Little time, a lot to learn, NOAA’s Hurricane Hunters monitor Hurricane Michael from the sky

Polk County

NOAA’s Hurricane Hunters have been monitoring Hurricane Michael around the clock, but they’ve had a short amount of time with Hurricane Michael.

A crew of 18 Hurricane Hunters landed from their last mission into the storm before landfall, around 11 a.m. Wednesday morning.

“Some are very rough, some are very tame. Michael was rough,” NOAA Hurricane Hunter Flight Director and Meteorologist Ian Sears said. 

It was their seventh flight into the storm since Monday, Sears flew into it twice. 

Sears said he feels for the people in harms way of the hurricane.

“Hurricane Michael is a doozy of a storm. It was rapidly intensifying during the time that we were out there. The pressure was falling, winds were increasing. Most hurricanes really are not that turbulent.
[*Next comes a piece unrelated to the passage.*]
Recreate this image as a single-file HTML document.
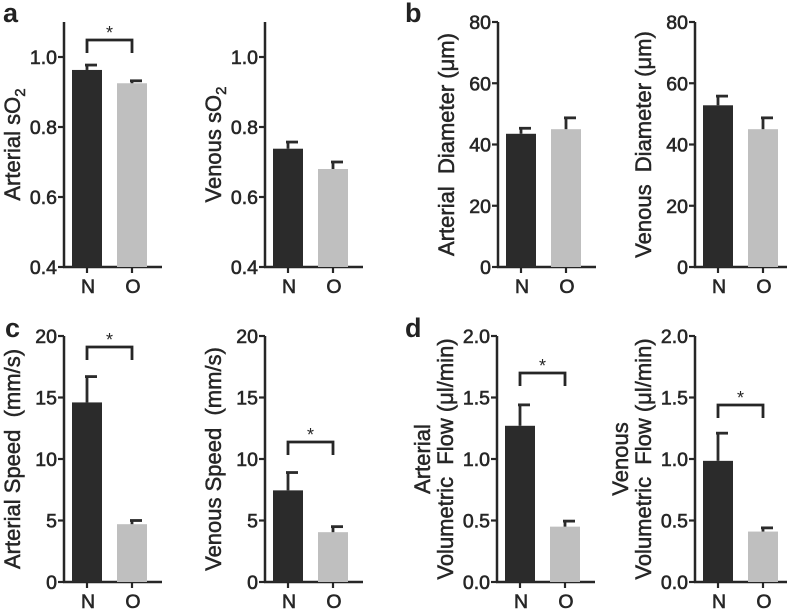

This one we got bounced around quite a bit,” Sears said.

The crews spend up to ten hours on a mission, hoping to keep people in it’s path safe, and gain better insight for the next.

“It’s that data that we are collecting and we’re trying to understand how does a Hurricane Michael happen?” Sears said.

After the storm, crews will fly more missions to collect aerial images of the damage.